Chères lectrices, chers lecteurs,

En cette rentrée déjà bien avancée, nous vous proposons un panorama riche des dernières actualités des contentieux climatiques et environnementaux en France et à travers le monde.

D’abord, en focus, le projet de directive européenne sur le devoir de vigilance qui pourrait être utilisé comme nouveau fondement à des recours contre les sociétés qui ne respecteraient pas ce devoir.

Ensuite, vous trouverez un état des lieux des procès climatiques aux USA, la derivative action de l’ONG Client Earth contre la société Shell, et les premiers recours pour greenwashing en Grande-Bretagne.

En matière de contentieux environnementaux, enfin, dans le troisième chapitre de notre série sur le sujet, nous aborderons la place de la consultation des communautés autochtones dans le triangle du lithium. Également, le recours victorieux de membres d’une population autochtone d’Australie contre  l’autorisation gouvernementale d’un projet d’extraction de gaz offshore.

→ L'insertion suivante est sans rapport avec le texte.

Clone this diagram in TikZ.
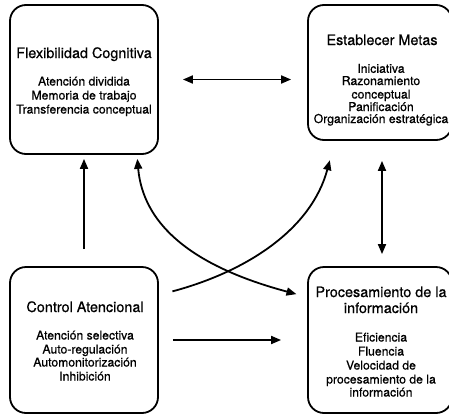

Enfin, en contentieux environnemental interne, le recours justice pour le vivant ; la première condamnation de l’Etat en matière de dommage causé par la pollution de l’air et une question prioritaire de constitutionnalité qui accepte la limitation de la liberté d’entreprendre pour la mise en œuvre de l’objectif de valeur constitutionnelle de protection de l’environnement.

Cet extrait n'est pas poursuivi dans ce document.